Third, there is fellowship in what Paul calls here “the matter of fairness or equality.”  I read some years ago a statement by an older preacher who said that in the church it is not equal giving which is called for but equal sacrifice.  His point was that people are able to give in different measures, but what the church can’t have if fellowship is to be promoted is one or a few who are really sacrificing and then some others who are not involved at all.  That is what is dangerous to a congregation.  In II Cor. 8:13, 15 it says, “I do not mean that others should be eased and you burdened, but as a matter of fairness your abundance at the present time should supply their needs so that their abundance may supply your need that there may be fairness.  As it is written, whoever gathered much had nothing left over and whoever gathered little had no lack.”  I have been a member of this congregation for close to 21 years, and I am thankful that I have never known what anybody here gives besides Kay and I.  I have never heard any of our brethren who are responsible for serving the congregation by taking care of this say anything about who gives what, but I want to tell you that the human nature is that there will be some who will be making real sacrifices and there will be others who will hold up their nose and think “I am not involved at all.  I am not here to be a giver.  I am here to be a taker.”  Based on this, that harms and damages Christian fellowship. 

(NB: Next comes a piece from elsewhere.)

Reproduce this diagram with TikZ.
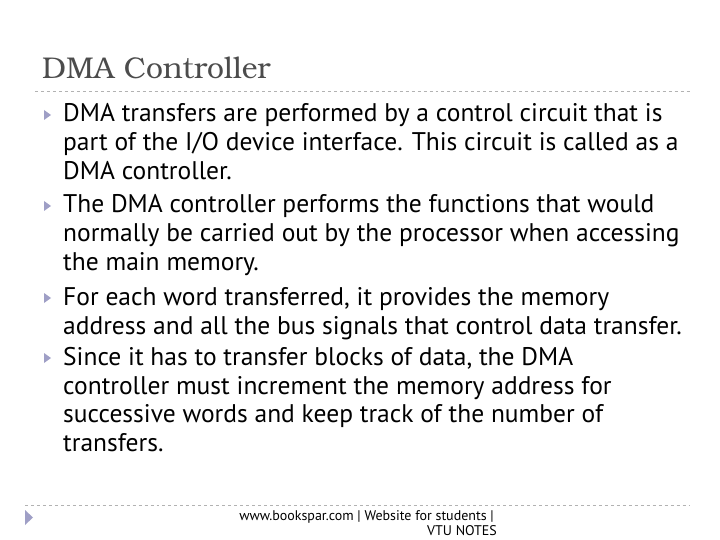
\documentclass[tikz,border=0pt]{standalone}
\usepackage{fontspec}
\setmainfont{PT Sans}
\newfontfamily\titlefont{TeX Gyre Bonum}
\begin{document}
\begin{tikzpicture}[x=1bp,y=-1bp,
  body/.style={anchor=base west,inner sep=0pt,font=\fontsize{25.5bp}{28bp}\selectfont},
  bul/.style={fill=gray!75!blue!60!white,draw=none},
  dl/.style={draw=gray!60,dashed,line width=0.6pt}]
\useasboundingbox (0,0) rectangle (720,540);
\node[anchor=base west,inner sep=0pt,font=\titlefont\fontsize{30bp}{34bp}\selectfont,text=black!70] (title) at (42,79) {DMA Controller};
\draw[dl] (35,91) -- (690,91);
\foreach \y/\t in {122/{DMA transfers are performed by a control circuit that is},
151/{part of the I/O device interface. This circuit is called as a},
180/{DMA controller.},
213/{The DMA controller performs the functions that would},
242/{normally be carried out by the processor when accessing},
271/{the main memory.},
305/{For each word transferred, it provides the memory},
334/{address and all the bus signals that control data transfer.},
365/{Since it has to transfer blocks of data, the DMA},
394/{controller must increment the memory address for},
422/{successive words and keep track of the number of},
451/{transfers.}}
  \node[body] at (63,\y) {\t};
\foreach \y in {115,206,298,358}
  \fill[bul] (44,\y-5) -- (51,\y) -- (44,\y+5) -- cycle;
\draw[dl] (25,505) -- (690,505);
\fill[bul] (25,510) -- (33,517.5) -- (25,525) -- cycle;
\node[anchor=base east,inner sep=0pt,font=\fontsize{14bp}{16bp}\selectfont] (f1) at (494,520) {www.bookspar.com | Website for students |};
\node[anchor=base east,inner sep=0pt,font=\fontsize{14bp}{16bp}\selectfont] (f2) at (497,535) {VTU NOTES};
\end{tikzpicture}
\end{document}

Fourth, notice that fellowship in giving involves realizing that others will either be encouraged or discouraged by the level of my own participation.  My giving will have an effect, not just on how much the contribution is, but on whether my brother over here who did really sacrifice ends up discouraged by it when he sees that he was by himself in that effort.  Notice in verse 24 of chapter 8 it says, “So give proof before the churches of your love and of our boasting about you to these men.”  Notice the proof of your love idea.  In verses 2 and 3 of chapter 9, Paul says, “I know your readiness of which I boast about you to the people of Macedonia, saying that Achaia has been ready since last year.”  Achaia is the province where these brethren were.  “And your zeal has stirred up most of them.”  One of the ways that we can encourage each other is by showing that we are interested and that we are involved in this process, too. 

Fifth, fellowship in giving is aimed at producing thanksgiving to God.  Look at 9:11-12.  Here, Paul says, “You will be enriched in every way for all your generosity, which through us will produce thanksgiving to God.  For the ministry of this service is not only supplying the needs of the saints, but is also overflowing in many thanksgivings to God.”  That seems to be what Paul is really after.  This will be done to accomplish this work, and people who benefit from it will thank God for it.  I believe it is important to notice thanksgiving to God.  Can a person give directly and privately as an individual to someone?  Of course you can.  The person may thank you for what you did, but when Christians give as a church, the church ends up being what they thank God for.  It is a different approach and it is something that needs to be thought about.  An overlooked blessing of giving is fellowship. 

Notice how the apostle concludes his extended discussion of this act of grace.  In II Cor. 9:15 he says simply, “Thanks be to God for his inexpressible gift.”  It is not as much a question of how much I give as it is a matter of how am I responding to what he is giving that Paul seems to have in mind here.  That is one of the reasons why giving is always a matter which individuals have to decide for themselves and do willingly.  We can begin by asking ourselves whether we have willingly accepted the benefit of God’s acts of grace when he loved us enough to give his own Son up for us all.

If we are touched by that fact and that truth, we will want to confess our belief in that and to be identified with God’s act of grace by being baptized into Christ for the forgiveness of our sins.  It could be you are here today and you want to make that beginning.  If we can help you, won’t you let it be known while we stand and sing together.